(Records with drawing code)
## BEGIN

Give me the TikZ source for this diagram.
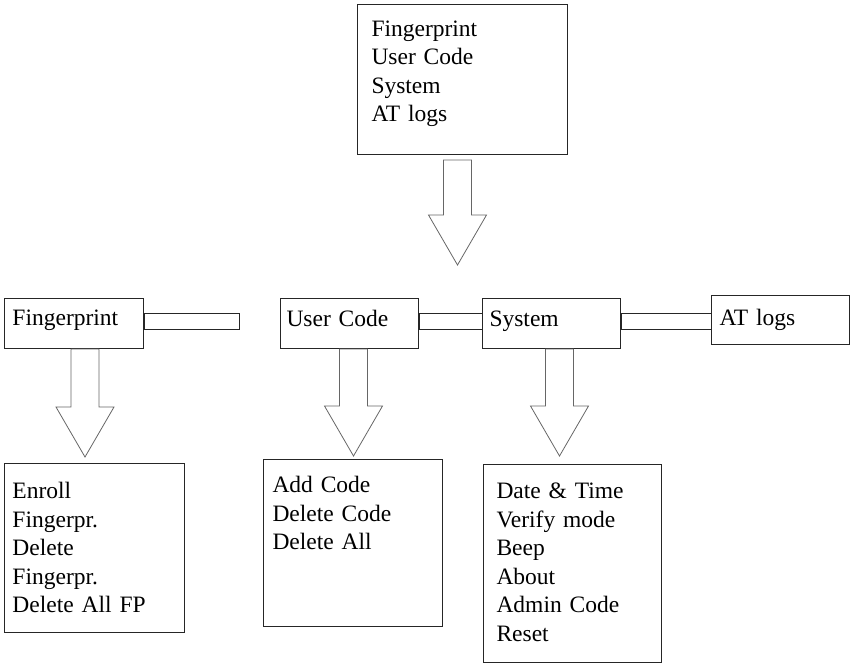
\documentclass[tikz,border=0pt]{standalone}
\usepackage{fontspec}
\setmainfont{Liberation Serif}
\usetikzlibrary{calc}

% hollow block arrow, from the shaft top #1 down to the tip #2
\newcommand{\hollowarrow}[2]{%
  \draw[hollow] ($(#1)+(-14,0)$) -- ($(#2)+(-14,-50)$) -- ($(#2)+(-29,-50)$) -- (#2)
    -- ($(#2)+(29,-50)$) -- ($(#2)+(14,-50)$) -- ($(#1)+(14,0)$) -- cycle;
}

\begin{document}
\begin{tikzpicture}[x=1pt, y=-1pt,
  box/.style={draw=black!85, line width=1pt, anchor=north west, align=left, inner ysep=0pt,
    font=\fontsize{23.5}{28.5}\selectfont},
  bar/.style={draw=black!85, line width=1pt},
  hollow/.style={draw=black!60, line width=0.8pt, line join=miter}]
  \useasboundingbox (0,0) rectangle (850,663);

  % main menu
  \node (menu) [box, inner xsep=14pt, text width=182pt, text height=32pt, text depth=118pt] at (357,4)
    {Fingerprint\\User Code\\System\\AT logs};

  % first level
  \node (fp) [box, inner xsep=8pt, text width=123pt, text height=27pt, text depth=23pt] at (4,298) {Fingerprint};
  \node (uc) [box, inner xsep=6pt, text width=126pt, text height=28pt, text depth=22pt] at (280,298) {User Code};
  \node (sys) [box, inner xsep=7pt, text width=124pt, text height=28pt, text depth=22pt] at (482,298) {System};
  \node (at) [box, inner xsep=8pt, text width=122pt, text height=30pt, text depth=19pt] at (711,295) {AT logs};

  % sub menus
  \node (fpsub) [box, inner xsep=8pt, text width=164pt, text height=35pt, text depth=134pt] at (4,463)
    {Enroll\\Fingerpr.\\Delete\\Fingerpr.\\Delete All FP};
  \node (ucsub) [box, inner xsep=9pt, text width=161pt, text height=33pt, text depth=134pt] at (263,459)
    {Add Code\\Delete Code\\Delete All};
  \node (syssub) [box, inner xsep=13pt, text width=152pt, text height=34pt, text depth=164pt] at (483,464)
    {Date \& Time\\Verify mode\\Beep\\About\\Admin Code\\Reset};

  % bars between the first level boxes
  \coordinate (fpend) at (239,329);
  \draw[bar] ([yshift=-15pt]fp.north east) rectangle (fpend);
  \draw[bar] ([yshift=-15pt]uc.north east) rectangle ($(uc.north east -| sys.west)+(0,31)$);
  \draw[bar] ([yshift=-15pt]sys.north east) rectangle ($(sys.north east -| at.west)+(0,31)$);

  % arrows
  \coordinate (menuout) at ($(menu.south)+(-5,5)$);
  \coordinate (menutip) at ($(menuout |- uc.north)+(0,-33)$);
  \hollowarrow{menuout}{menutip}
  \coordinate (fpout) at ($(fp.south)+(11,0)$);
  \coordinate (fptip) at ($(fpout |- fpsub.north)+(0,-6)$);
  \hollowarrow{fpout}{fptip}
  \coordinate (ucout) at ($(uc.south)+(4,0)$);
  \coordinate (uctip) at ($(ucout |- ucsub.north)+(0,-3)$);
  \hollowarrow{ucout}{uctip}
  \coordinate (sysout) at ($(sys.south)+(8,0)$);
  \coordinate (systip) at ($(sysout |- syssub.north)+(0,-8)$);
  \hollowarrow{sysout}{systip}
\end{tikzpicture}
\end{document}
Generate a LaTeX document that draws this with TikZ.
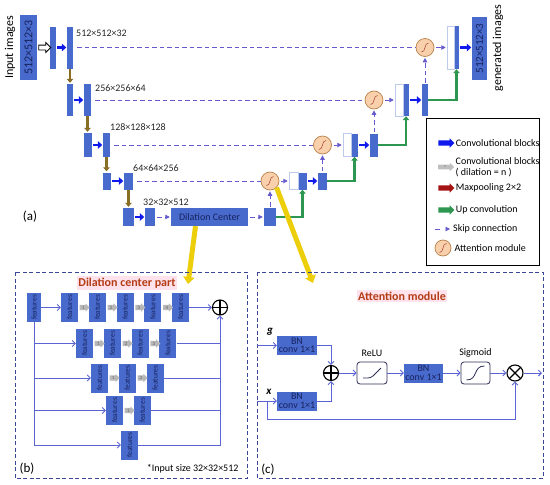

## END

Produce an exact copy of each line of data, skipping embedded images.

Give me the TikZ source for this diagram.
\documentclass[tikz,border=0pt]{standalone}
\usepackage{fontspec}
\setmainfont{Liberation Serif}
\usetikzlibrary{calc}

% hollow block arrow, from the shaft top #1 down to the tip #2
\newcommand{\hollowarrow}[2]{%
  \draw[hollow] ($(#1)+(-14,0)$) -- ($(#2)+(-14,-50)$) -- ($(#2)+(-29,-50)$) -- (#2)
    -- ($(#2)+(29,-50)$) -- ($(#2)+(14,-50)$) -- ($(#1)+(14,0)$) -- cycle;
}

\begin{document}
\begin{tikzpicture}[x=1pt, y=-1pt,
  box/.style={draw=black!85, line width=1pt, anchor=north west, align=left, inner ysep=0pt,
    font=\fontsize{23.5}{28.5}\selectfont},
  bar/.style={draw=black!85, line width=1pt},
  hollow/.style={draw=black!60, line width=0.8pt, line join=miter}]
  \useasboundingbox (0,0) rectangle (850,663);

  % main menu
  \node (menu) [box, inner xsep=14pt, text width=182pt, text height=32pt, text depth=118pt] at (357,4)
    {Fingerprint\\User Code\\System\\AT logs};

  % first level
  \node (fp) [box, inner xsep=8pt, text width=123pt, text height=27pt, text depth=23pt] at (4,298) {Fingerprint};
  \node (uc) [box, inner xsep=6pt, text width=126pt, text height=28pt, text depth=22pt] at (280,298) {User Code};
  \node (sys) [box, inner xsep=7pt, text width=124pt, text height=28pt, text depth=22pt] at (482,298) {System};
  \node (at) [box, inner xsep=8pt, text width=122pt, text height=30pt, text depth=19pt] at (711,295) {AT logs};

  % sub menus
  \node (fpsub) [box, inner xsep=8pt, text width=164pt, text height=35pt, text depth=134pt] at (4,463)
    {Enroll\\Fingerpr.\\Delete\\Fingerpr.\\Delete All FP};
  \node (ucsub) [box, inner xsep=9pt, text width=161pt, text height=33pt, text depth=134pt] at (263,459)
    {Add Code\\Delete Code\\Delete All};
  \node (syssub) [box, inner xsep=13pt, text width=152pt, text height=34pt, text depth=164pt] at (483,464)
    {Date \& Time\\Verify mode\\Beep\\About\\Admin Code\\Reset};

  % bars between the first level boxes
  \coordinate (fpend) at (239,329);
  \draw[bar] ([yshift=-15pt]fp.north east) rectangle (fpend);
  \draw[bar] ([yshift=-15pt]uc.north east) rectangle ($(uc.north east -| sys.west)+(0,31)$);
  \draw[bar] ([yshift=-15pt]sys.north east) rectangle ($(sys.north east -| at.west)+(0,31)$);

  % arrows
  \coordinate (menuout) at ($(menu.south)+(-5,5)$);
  \coordinate (menutip) at ($(menuout |- uc.north)+(0,-33)$);
  \hollowarrow{menuout}{menutip}
  \coordinate (fpout) at ($(fp.south)+(11,0)$);
  \coordinate (fptip) at ($(fpout |- fpsub.north)+(0,-6)$);
  \hollowarrow{fpout}{fptip}
  \coordinate (ucout) at ($(uc.south)+(4,0)$);
  \coordinate (uctip) at ($(ucout |- ucsub.north)+(0,-3)$);
  \hollowarrow{ucout}{uctip}
  \coordinate (sysout) at ($(sys.south)+(8,0)$);
  \coordinate (systip) at ($(sysout |- syssub.north)+(0,-8)$);
  \hollowarrow{sysout}{systip}
\end{tikzpicture}
\end{document}
Generate a LaTeX document that draws this with TikZ.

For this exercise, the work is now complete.